━━━━━ AVAILABLE DATA

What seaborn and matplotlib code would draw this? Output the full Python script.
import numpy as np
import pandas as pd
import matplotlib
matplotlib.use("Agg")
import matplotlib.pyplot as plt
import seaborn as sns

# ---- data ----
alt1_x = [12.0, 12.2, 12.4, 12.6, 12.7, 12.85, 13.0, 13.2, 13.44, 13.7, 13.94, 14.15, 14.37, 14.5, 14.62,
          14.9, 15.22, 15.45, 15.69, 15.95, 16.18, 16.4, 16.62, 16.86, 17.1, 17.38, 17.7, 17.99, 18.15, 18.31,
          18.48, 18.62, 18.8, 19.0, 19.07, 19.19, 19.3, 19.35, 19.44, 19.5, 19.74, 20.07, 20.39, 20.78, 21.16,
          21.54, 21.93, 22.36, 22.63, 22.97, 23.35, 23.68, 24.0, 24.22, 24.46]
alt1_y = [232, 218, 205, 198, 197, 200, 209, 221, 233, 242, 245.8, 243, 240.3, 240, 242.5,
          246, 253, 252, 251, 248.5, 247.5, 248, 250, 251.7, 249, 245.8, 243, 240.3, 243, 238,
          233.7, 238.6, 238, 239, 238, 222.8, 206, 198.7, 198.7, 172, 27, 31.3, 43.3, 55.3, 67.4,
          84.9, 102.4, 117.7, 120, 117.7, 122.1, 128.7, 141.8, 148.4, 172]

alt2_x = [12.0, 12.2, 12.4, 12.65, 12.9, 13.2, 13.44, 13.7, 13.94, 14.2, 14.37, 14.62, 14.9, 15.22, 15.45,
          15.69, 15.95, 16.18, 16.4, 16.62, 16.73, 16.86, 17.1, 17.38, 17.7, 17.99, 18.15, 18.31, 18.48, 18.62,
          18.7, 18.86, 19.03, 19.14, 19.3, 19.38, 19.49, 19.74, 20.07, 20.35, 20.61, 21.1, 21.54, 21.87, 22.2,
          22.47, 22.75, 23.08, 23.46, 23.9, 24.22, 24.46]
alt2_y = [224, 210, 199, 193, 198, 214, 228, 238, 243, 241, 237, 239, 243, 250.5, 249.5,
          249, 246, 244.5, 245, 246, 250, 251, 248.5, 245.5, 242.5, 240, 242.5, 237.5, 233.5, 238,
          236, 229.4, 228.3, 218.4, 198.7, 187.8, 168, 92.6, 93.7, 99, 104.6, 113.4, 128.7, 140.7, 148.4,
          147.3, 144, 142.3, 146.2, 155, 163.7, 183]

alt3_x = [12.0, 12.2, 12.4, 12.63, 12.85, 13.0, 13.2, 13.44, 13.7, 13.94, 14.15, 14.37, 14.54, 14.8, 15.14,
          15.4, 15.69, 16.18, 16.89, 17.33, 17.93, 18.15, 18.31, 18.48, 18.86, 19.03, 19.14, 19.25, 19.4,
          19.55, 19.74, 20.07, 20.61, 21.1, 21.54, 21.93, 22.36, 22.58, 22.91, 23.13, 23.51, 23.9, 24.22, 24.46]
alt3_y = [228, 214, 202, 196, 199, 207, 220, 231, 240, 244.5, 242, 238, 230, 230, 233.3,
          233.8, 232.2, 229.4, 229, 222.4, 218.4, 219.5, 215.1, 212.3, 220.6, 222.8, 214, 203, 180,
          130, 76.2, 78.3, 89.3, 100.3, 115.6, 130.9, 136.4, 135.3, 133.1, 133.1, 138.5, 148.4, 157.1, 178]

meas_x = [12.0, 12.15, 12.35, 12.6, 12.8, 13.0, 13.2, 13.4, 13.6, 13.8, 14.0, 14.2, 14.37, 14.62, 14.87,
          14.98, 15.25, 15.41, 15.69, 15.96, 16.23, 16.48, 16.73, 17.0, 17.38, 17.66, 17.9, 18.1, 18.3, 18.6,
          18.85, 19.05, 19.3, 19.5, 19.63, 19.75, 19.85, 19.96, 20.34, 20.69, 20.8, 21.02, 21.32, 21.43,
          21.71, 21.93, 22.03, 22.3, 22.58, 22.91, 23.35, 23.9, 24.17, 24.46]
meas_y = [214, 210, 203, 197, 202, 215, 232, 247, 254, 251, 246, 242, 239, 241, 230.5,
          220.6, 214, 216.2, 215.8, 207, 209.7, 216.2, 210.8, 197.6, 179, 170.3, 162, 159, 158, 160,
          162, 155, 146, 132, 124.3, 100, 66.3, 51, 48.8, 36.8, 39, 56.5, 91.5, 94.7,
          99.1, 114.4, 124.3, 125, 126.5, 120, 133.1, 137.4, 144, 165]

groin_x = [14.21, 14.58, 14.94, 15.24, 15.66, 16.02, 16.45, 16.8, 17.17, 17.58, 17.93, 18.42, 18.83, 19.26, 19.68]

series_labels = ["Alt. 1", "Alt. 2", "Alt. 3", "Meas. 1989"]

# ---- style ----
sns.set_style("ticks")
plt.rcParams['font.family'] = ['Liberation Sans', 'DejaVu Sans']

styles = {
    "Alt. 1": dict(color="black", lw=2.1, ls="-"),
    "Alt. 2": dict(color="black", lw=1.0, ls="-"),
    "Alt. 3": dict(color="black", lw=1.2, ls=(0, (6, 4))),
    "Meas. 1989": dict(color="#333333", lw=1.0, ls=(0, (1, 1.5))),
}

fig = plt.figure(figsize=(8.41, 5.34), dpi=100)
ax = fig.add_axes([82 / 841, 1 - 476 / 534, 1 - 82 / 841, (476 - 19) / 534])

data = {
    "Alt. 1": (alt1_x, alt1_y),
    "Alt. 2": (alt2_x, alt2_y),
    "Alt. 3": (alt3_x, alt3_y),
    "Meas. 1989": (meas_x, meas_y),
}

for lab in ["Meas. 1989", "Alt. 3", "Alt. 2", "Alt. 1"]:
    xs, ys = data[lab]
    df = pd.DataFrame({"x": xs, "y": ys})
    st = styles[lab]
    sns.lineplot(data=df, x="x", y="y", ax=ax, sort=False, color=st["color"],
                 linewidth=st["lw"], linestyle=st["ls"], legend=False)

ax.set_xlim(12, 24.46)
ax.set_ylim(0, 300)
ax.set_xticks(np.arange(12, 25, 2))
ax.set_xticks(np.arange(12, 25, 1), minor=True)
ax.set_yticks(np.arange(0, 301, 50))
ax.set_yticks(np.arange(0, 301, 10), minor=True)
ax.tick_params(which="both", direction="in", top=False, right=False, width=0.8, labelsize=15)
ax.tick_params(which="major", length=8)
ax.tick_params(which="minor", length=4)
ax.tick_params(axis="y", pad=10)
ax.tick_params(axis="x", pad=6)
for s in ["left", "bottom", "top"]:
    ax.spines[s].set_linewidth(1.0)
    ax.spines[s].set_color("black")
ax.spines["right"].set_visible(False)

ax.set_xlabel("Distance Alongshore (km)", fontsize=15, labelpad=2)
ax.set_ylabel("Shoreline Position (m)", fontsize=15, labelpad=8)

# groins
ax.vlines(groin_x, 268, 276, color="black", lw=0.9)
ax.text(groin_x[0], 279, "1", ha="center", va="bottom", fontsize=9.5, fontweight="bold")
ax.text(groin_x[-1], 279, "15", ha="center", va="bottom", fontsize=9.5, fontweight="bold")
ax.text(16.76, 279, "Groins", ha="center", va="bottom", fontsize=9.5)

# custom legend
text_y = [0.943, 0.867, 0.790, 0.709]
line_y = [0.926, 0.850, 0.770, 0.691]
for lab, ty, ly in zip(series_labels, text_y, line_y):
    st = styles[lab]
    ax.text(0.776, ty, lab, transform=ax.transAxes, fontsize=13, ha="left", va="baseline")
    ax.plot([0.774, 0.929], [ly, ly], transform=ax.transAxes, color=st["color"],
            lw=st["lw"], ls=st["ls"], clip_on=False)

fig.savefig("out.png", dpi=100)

━━━━━━━━━━

- **GOAL**
Set down, exactly as written, each line of the data from its opening line through the one containing "import seaborn as sns". Output nothing more.

- **RESULT OF THIS EXERCISE**
What seaborn and matplotlib code would draw this? Output the full Python script.
import numpy as np
import pandas as pd
import matplotlib
matplotlib.use("Agg")
import matplotlib.pyplot as plt
import seaborn as sns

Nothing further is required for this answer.